WRITTEN INSTRUCTION: Collect all the lines that mention the word "this".

DATA LINES:
────

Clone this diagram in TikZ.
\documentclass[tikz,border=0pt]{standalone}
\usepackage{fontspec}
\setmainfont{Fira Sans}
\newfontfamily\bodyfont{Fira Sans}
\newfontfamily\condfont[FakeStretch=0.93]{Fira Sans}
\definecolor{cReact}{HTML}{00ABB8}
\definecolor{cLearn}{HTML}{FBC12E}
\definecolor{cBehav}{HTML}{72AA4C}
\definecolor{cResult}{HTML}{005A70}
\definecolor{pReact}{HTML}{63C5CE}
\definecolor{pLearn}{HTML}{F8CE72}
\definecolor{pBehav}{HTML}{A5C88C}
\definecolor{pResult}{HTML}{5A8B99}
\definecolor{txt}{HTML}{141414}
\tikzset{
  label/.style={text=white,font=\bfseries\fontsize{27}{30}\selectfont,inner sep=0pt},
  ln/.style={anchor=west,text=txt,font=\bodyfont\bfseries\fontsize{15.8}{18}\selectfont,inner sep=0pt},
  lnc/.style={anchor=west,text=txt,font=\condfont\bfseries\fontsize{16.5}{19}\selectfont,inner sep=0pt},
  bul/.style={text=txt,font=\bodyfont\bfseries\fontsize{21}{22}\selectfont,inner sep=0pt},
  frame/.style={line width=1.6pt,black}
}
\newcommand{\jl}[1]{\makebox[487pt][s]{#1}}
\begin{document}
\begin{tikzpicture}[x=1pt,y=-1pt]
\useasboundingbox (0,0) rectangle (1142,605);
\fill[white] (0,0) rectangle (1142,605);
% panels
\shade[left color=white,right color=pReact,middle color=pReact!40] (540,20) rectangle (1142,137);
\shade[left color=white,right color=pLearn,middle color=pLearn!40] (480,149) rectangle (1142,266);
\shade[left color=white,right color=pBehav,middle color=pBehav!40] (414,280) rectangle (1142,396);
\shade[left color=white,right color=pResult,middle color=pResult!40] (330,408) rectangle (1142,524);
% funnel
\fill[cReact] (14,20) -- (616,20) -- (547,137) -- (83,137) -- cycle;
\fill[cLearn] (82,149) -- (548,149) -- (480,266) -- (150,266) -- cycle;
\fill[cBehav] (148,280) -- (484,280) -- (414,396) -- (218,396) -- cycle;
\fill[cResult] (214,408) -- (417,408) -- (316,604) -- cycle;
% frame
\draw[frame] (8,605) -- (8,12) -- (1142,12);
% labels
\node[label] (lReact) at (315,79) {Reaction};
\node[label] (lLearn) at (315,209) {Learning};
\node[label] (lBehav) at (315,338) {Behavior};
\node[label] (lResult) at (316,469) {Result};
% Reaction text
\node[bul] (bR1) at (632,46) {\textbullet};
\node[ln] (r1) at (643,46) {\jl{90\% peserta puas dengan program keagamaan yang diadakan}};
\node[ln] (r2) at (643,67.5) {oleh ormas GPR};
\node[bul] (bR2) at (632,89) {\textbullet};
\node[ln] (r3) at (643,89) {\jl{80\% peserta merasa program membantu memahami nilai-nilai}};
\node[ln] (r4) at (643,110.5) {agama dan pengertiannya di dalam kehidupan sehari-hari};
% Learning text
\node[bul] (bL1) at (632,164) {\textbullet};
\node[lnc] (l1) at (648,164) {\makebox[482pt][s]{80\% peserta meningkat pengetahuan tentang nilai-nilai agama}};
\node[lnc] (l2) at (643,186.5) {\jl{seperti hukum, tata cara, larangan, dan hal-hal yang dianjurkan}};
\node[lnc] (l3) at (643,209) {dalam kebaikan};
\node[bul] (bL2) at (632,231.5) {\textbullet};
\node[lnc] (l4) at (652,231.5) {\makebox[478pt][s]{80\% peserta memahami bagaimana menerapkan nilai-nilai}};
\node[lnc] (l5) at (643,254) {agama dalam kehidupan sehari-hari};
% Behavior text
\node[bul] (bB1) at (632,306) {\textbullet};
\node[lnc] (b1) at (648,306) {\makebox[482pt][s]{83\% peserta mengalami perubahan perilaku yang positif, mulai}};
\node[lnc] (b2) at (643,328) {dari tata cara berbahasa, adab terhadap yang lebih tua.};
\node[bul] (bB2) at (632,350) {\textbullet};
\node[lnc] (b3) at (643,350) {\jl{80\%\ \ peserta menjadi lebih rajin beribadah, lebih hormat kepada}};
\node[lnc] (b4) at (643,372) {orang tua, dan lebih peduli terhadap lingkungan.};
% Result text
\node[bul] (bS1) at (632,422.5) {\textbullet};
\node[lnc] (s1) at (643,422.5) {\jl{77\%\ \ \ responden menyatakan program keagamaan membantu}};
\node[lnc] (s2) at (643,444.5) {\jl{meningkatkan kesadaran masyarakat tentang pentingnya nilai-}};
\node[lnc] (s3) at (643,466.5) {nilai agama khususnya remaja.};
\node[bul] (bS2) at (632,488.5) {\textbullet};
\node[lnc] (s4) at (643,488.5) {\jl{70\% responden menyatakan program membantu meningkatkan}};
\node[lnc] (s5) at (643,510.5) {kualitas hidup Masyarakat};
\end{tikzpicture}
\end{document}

────

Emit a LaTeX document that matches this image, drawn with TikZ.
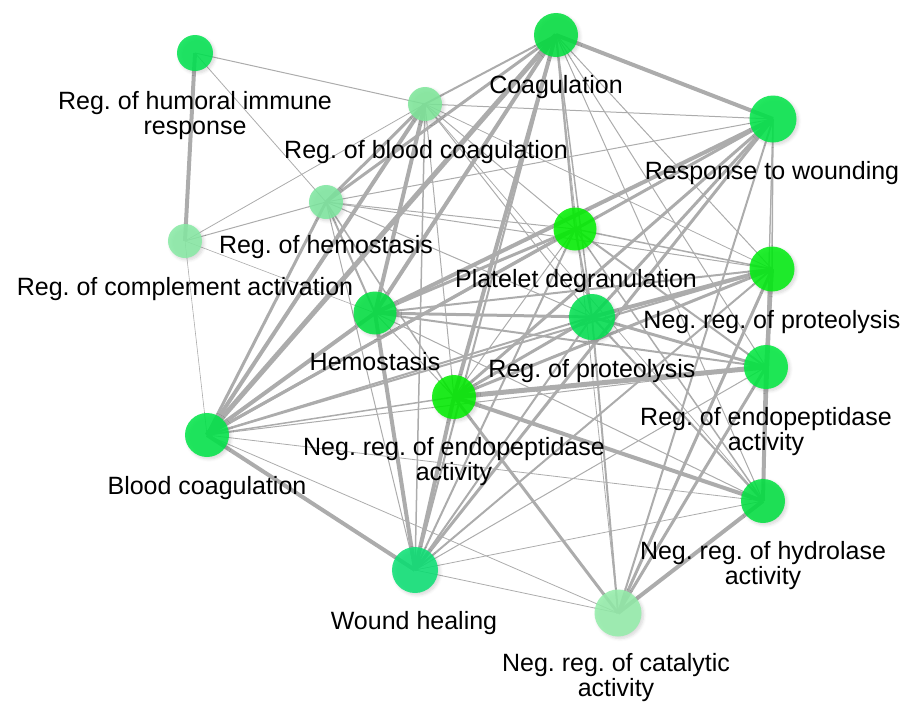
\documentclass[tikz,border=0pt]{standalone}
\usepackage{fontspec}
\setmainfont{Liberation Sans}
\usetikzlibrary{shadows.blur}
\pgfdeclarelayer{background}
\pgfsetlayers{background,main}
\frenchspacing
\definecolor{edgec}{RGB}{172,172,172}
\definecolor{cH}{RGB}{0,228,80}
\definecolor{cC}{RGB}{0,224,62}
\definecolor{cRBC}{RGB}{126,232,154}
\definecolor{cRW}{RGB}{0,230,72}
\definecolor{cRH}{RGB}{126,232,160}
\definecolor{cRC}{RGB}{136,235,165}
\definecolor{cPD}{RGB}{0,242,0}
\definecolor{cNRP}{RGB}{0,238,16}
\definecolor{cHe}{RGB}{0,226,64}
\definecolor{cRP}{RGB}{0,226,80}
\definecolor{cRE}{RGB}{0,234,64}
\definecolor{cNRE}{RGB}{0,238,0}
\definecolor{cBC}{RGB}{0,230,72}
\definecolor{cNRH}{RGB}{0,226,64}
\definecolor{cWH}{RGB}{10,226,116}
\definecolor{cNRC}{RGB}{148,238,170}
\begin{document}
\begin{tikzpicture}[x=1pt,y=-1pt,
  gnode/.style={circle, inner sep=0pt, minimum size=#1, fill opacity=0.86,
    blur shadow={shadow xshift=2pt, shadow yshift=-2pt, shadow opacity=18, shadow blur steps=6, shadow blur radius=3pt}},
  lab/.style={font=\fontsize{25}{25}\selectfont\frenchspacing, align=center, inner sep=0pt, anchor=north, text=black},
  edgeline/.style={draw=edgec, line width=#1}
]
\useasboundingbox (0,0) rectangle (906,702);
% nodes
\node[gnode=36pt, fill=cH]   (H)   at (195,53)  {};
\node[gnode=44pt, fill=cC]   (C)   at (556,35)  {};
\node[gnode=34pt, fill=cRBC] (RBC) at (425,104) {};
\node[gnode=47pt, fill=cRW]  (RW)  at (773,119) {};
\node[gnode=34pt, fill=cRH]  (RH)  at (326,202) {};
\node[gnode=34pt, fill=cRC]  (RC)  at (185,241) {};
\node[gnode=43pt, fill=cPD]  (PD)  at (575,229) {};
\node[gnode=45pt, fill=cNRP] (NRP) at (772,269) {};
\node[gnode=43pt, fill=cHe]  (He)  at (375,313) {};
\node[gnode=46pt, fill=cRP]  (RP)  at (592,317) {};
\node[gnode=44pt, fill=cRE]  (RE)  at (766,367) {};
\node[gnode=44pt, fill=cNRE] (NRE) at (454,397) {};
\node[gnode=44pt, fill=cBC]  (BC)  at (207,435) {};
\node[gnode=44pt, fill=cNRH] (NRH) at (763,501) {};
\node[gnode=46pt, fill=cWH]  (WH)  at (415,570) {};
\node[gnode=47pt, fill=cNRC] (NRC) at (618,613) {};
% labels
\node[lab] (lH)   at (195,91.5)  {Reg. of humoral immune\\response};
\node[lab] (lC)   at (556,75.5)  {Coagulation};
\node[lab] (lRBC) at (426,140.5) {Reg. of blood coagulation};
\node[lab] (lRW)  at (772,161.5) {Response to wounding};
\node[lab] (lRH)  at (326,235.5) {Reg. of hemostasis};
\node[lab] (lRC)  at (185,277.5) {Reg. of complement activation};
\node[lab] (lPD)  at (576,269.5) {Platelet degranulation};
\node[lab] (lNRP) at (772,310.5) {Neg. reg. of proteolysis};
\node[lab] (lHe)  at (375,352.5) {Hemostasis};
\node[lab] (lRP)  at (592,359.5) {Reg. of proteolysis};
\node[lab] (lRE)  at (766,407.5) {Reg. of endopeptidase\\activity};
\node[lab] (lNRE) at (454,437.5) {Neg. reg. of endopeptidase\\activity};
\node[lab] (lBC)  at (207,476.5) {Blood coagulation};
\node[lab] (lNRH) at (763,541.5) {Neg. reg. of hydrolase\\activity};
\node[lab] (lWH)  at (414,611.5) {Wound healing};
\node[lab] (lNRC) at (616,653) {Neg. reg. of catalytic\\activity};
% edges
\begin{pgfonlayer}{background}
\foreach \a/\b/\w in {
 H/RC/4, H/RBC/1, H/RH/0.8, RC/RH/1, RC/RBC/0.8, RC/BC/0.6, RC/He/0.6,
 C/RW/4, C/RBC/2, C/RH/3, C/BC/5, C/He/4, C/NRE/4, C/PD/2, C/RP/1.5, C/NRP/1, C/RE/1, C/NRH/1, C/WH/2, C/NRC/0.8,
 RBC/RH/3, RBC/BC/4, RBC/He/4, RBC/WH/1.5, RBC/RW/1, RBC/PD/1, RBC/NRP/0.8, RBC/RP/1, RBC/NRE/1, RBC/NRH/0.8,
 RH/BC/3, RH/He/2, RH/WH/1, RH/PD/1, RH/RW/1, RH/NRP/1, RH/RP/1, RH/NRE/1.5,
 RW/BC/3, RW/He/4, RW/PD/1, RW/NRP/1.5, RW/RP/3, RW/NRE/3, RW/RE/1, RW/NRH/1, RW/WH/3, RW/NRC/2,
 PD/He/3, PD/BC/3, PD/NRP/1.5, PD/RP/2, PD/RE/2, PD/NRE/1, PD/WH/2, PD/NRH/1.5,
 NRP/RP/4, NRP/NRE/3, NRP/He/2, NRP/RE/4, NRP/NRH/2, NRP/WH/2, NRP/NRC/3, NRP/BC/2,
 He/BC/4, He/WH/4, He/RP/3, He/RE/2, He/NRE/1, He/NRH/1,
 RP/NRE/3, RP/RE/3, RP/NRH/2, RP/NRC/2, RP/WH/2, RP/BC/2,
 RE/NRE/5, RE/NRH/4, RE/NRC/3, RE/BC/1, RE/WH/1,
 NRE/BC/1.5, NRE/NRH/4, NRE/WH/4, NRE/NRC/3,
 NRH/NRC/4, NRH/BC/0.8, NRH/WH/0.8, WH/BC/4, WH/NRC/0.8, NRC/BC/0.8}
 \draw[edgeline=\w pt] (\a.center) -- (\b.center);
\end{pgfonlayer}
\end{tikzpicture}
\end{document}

────

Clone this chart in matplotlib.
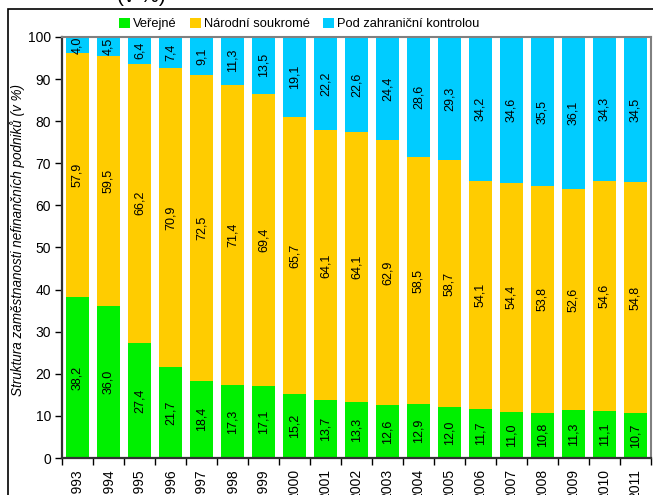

────

SOLUTION:
Clone this diagram in TikZ.
Emit a LaTeX document that matches this image, drawn with TikZ.
Clone this chart in matplotlib.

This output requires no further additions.